The European Central Bank in September imposed an administrative fine of nearly €1.7 million on state-owned bank Spuerkeess, the ECB announced on Friday.

Two errors on regulatory reporting were at the heart of the sanction imposed on the lender, the central bank said in a statement.

“Between 2018 and 2022, for 17 consecutive quarters, Banque et Caisse d’Epargne de l’Etat, Luxembourg understated its risk-weighted assets connected to foreign exchange exposures by failing to accurately capture its USD-denominated positions in the own funds requirement for foreign exchange risk in accordance with prudential requirements,” the ECB said.

“Furthermore, between 2021 and 2023, for eight consecutive quarters, the bank understated its risk-weighted assets by not considering an indirect equity position when calculating the exposure amount of qualifying holdings outside the financial sector,” it said.
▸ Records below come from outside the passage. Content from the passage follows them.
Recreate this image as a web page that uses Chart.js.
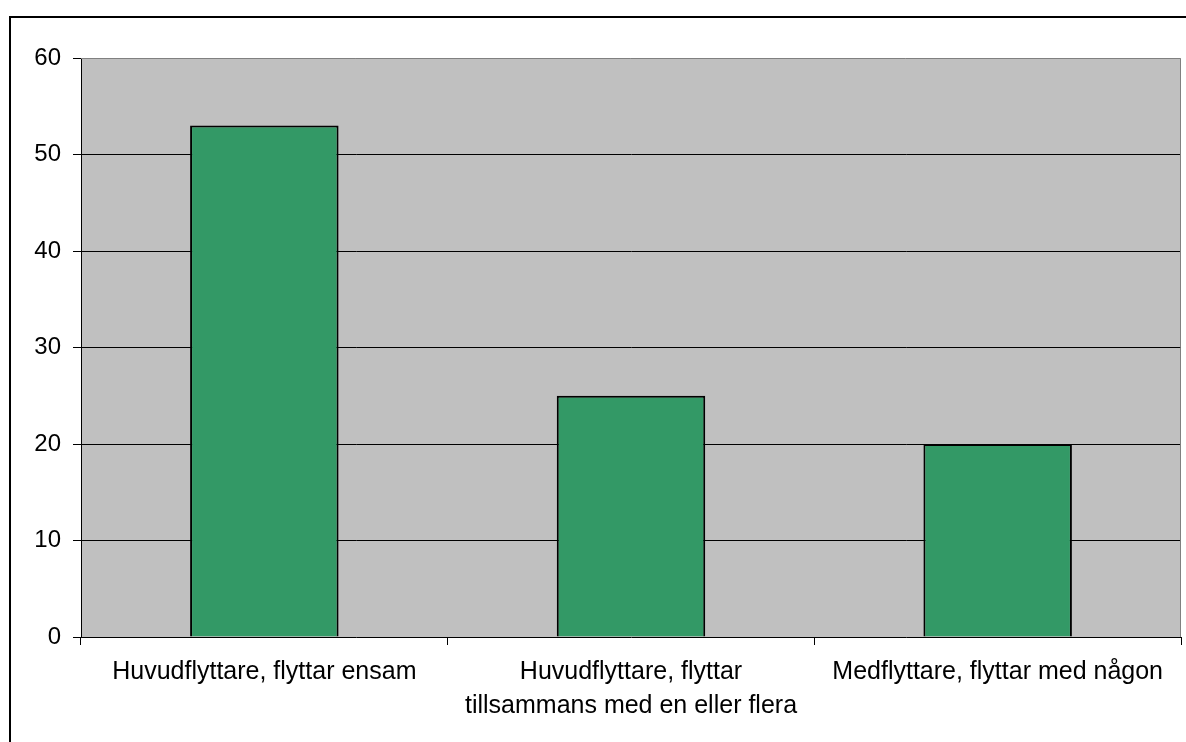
<!DOCTYPE html>
<html>
<head>
<meta charset="utf-8">
<script src="https://cdn.jsdelivr.net/npm/chart.js@4"></script>
<style>
  body { margin: 0; background: #fff; }
</style>
</head>
<body>
<canvas id="myChart" width="1186" height="742"></canvas>
<script>
const categories = [
  'Huvudflyttare, flyttar ensam',
  ['Huvudflyttare, flyttar', 'tillsammans med en eller flera'],
  'Medflyttare, flyttar med någon'
];
const values = [53, 25, 20];
const yTicks = [0, 10, 20, 30, 40, 50, 60];

const ctx = document.getElementById('myChart');

// grey plot background, grey top/right edge, outer frame
const framePlugin = {
  id: 'frame',
  beforeDraw(chart) {
    const c = chart.ctx;
    const a = chart.chartArea;
    c.save();
    c.fillStyle = '#fff';
    c.fillRect(0, 0, chart.width, chart.height);
    c.fillStyle = '#C0C0C0';
    c.fillRect(a.left, a.top, a.right - a.left, a.bottom - a.top);
    c.restore();
  },
  afterDraw(chart) {
    const c = chart.ctx;
    const a = chart.chartArea;
    c.save();
    c.strokeStyle = '#808080';
    c.lineWidth = 1;
    c.beginPath();
    c.moveTo(a.left, a.top + 0.5);
    c.lineTo(a.right - 0.5, a.top + 0.5);
    c.lineTo(a.right - 0.5, a.bottom);
    c.stroke();
    c.strokeStyle = '#000';
    c.lineWidth = 2;
    c.strokeRect(10, 17, 1200, 760);
    c.restore();
  }
};

new Chart(ctx, {
  type: 'bar',
  data: {
    labels: categories,
    datasets: [{
      data: values,
      backgroundColor: '#339966',
      borderColor: '#000',
      borderWidth: 2,
      barPercentage: 0.405,
      categoryPercentage: 1
    }]
  },
  options: {
    responsive: false,
    animation: false,
    layout: { padding: { left: 0, top: 58, right: 5, bottom: 0 } },
    plugins: {
      legend: { display: false },
      tooltip: { enabled: false }
    },
    scales: {
      x: {
        afterFit: s => { s.height = 105; },
        grid: {
          offset: true,
          drawOnChartArea: false,
          tickLength: 8,
          tickColor: '#000'
        },
        border: { color: '#000', width: 1 },
        ticks: {
          color: '#000',
          padding: 10,
          maxRotation: 0,
          autoSkip: false,
          font: { family: 'Liberation Sans, Arial, sans-serif', size: 25, lineHeight: 1.36 }
        }
      },
      y: {
        min: 0,
        max: 60,
        afterFit: s => { s.width = 81; },
        afterBuildTicks: s => { s.ticks = yTicks.map(v => ({ value: v })); },
        grid: {
          color: c => (c.tick && (c.tick.value === 60 || c.tick.value === 0)) ? 'rgba(0,0,0,0)' : '#000',
          tickLength: 8,
          tickColor: '#000'
        },
        border: { color: '#000', width: 1 },
        ticks: {
          color: '#000',
          padding: 12,
          font: { family: 'Liberation Sans, Arial, sans-serif', size: 24 }
        }
      }
    }
  },
  plugins: [framePlugin]
});
</script>
</body>
</html>
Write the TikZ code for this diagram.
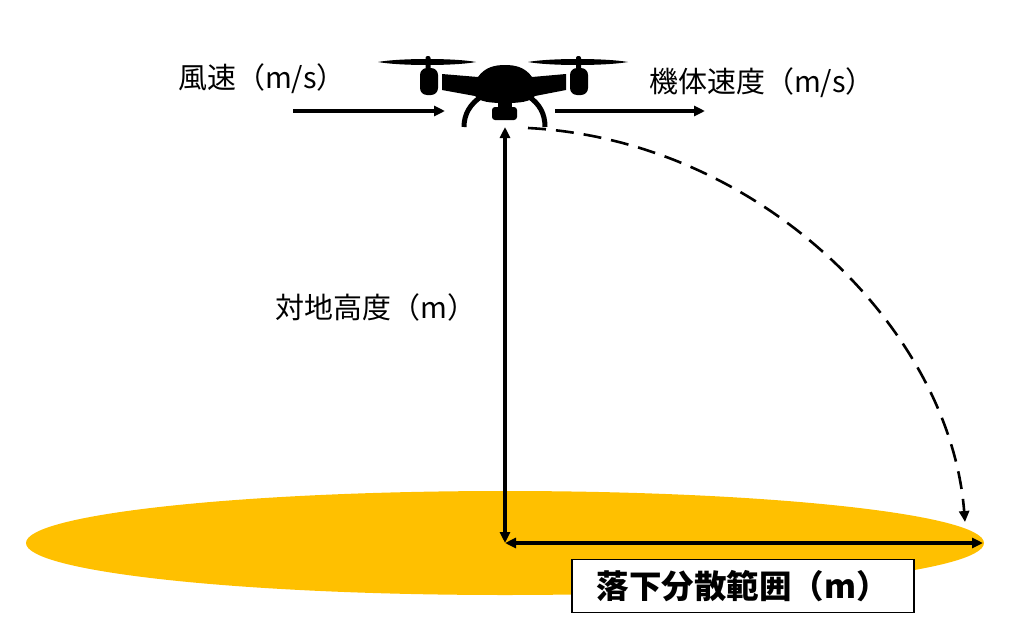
\documentclass[tikz,border=0pt]{standalone}
\usepackage{fontspec}
\newfontfamily\jp{Noto Sans CJK JP}
\usetikzlibrary{arrows.meta}
\definecolor{field}{HTML}{FFC000}

\begin{document}
\begin{tikzpicture}[x=1pt,y=-1pt]
        \useasboundingbox (0,0) rectangle (1018,640);

        % ground
        \fill[field] (505,543) ellipse [x radius=479, y radius=52];

        % drone
        \begin{scope}[black]
          \fill (378,62) .. controls (400,58) and (455,58) .. (476,62) .. controls (455,66) and (400,66) .. (378,62) -- cycle;
          \fill (528,62) .. controls (550,58) and (605,58) .. (628,62) .. controls (605,66) and (550,66) .. (528,62) -- cycle;
          \fill[rounded corners=2] (425.5,56) rectangle (430.5,70);
          \fill[rounded corners=2] (576,56) rectangle (581,70);
          \fill[rounded corners=7] (420,68) rectangle (438,95);
          \fill[rounded corners=7] (570,68) rectangle (588,95);
          \fill (442,74) -- (478,77) .. controls (485,67) and (495,65) .. (505,65)
                .. controls (515,65) and (525,67) .. (532,77) -- (566,74) -- (566,90)
                -- (535,96) .. controls (530,102) and (520,103) .. (505,103)
                .. controls (490,103) and (480,102) .. (475,96) -- (442,90) -- cycle;
          \fill (498,100) rectangle (512,110);
          \fill[rounded corners=3] (492,107) rectangle (517,120);
          \draw[line width=5] (482,96) .. controls (470,104) and (464,114) .. (464,127);
          \draw[line width=5] (528,96) .. controls (540,104) and (545,114) .. (545,127);
        \end{scope}

        \coordinate (w1) at (293,111);
        \coordinate (w2) at (445,111);
        \coordinate (v1) at (555,111);
        \coordinate (v2) at (705,111);
        \coordinate (top) at (505,127);
        \coordinate (foot) at (505,543);
        \coordinate (edge) at (983,543);
        \coordinate (fall0) at (528,128);
        \coordinate (fall1) at (965,522);

        \begin{scope}[every node/.style={font=\jp\fontsize{29}{32}\selectfont, inner sep=0}]
          \node (wind)   at (262,79)  {風速（m/s）};
          \node (speed)  at (762,83)  {機体速度（m/s）};
          \node (height) at (376,307) {対地高度（m）};
        \end{scope}

        \node[draw, line width=1.2, fill=white, minimum width=342, minimum height=53,
              font=\jp\bfseries\fontsize{32.5}{35}\selectfont] (range) at (743,586) {落下分散範囲（m）};

        \begin{scope}[line width=3.2, >={Triangle[length=11pt,width=10pt]}]
          \draw[->] (w1) -- (w2);
          \draw[->] (v1) -- (v2);
          \draw[<->] (top) -- (foot);
          \draw[<->] (foot) -- (edge);
          \draw[->, line width=2.6, dash pattern=on 18pt off 10pt]
            (fall0) .. controls (760,140) and (950,330) .. (fall1);
        \end{scope}

      \end{tikzpicture}
\end{document}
“As a result, the bank neither deducted the relevant exposure amount from its own funds nor applied the correct risk weighting prescribed by the applicable framework,” it concluded.

By underestimating risk-weighted assets, “the bank did not calculate its capital requirements properly and reported higher capital ratios than it should have,” the ECB pointed out, adding that this hindered the ECB in correctly assessing the Spuerkeess’ risk profile.

The errors were considered as “moderately severe” and sanctioned with a €1.685 million fine.

Though Spuerkeess could challenge the ECB’s sanction in front of the Court of Justice of the European Union, the bank on Friday recognised its mistakes in a statement.

The bank explained that it remained stable despite the errors and that it had maintained its credit ratings of AA2/P-1 and AA+/A-1+ given by Moody’s and Standard & Poor’s, respectively.

“Spuerkeess’s internal control system has been adapted and strengthened, and internal procedures have been improved to prevent such errors from occurring in the future,” the bank said.

“Spuerkeess emphasizes that at no time were its financial balances, particularly the bank’s stability supported by its high solvency levels, called into question, ensuring that the bank’s ability to serve its clients effectively was maintained at all times,” the bank concluded.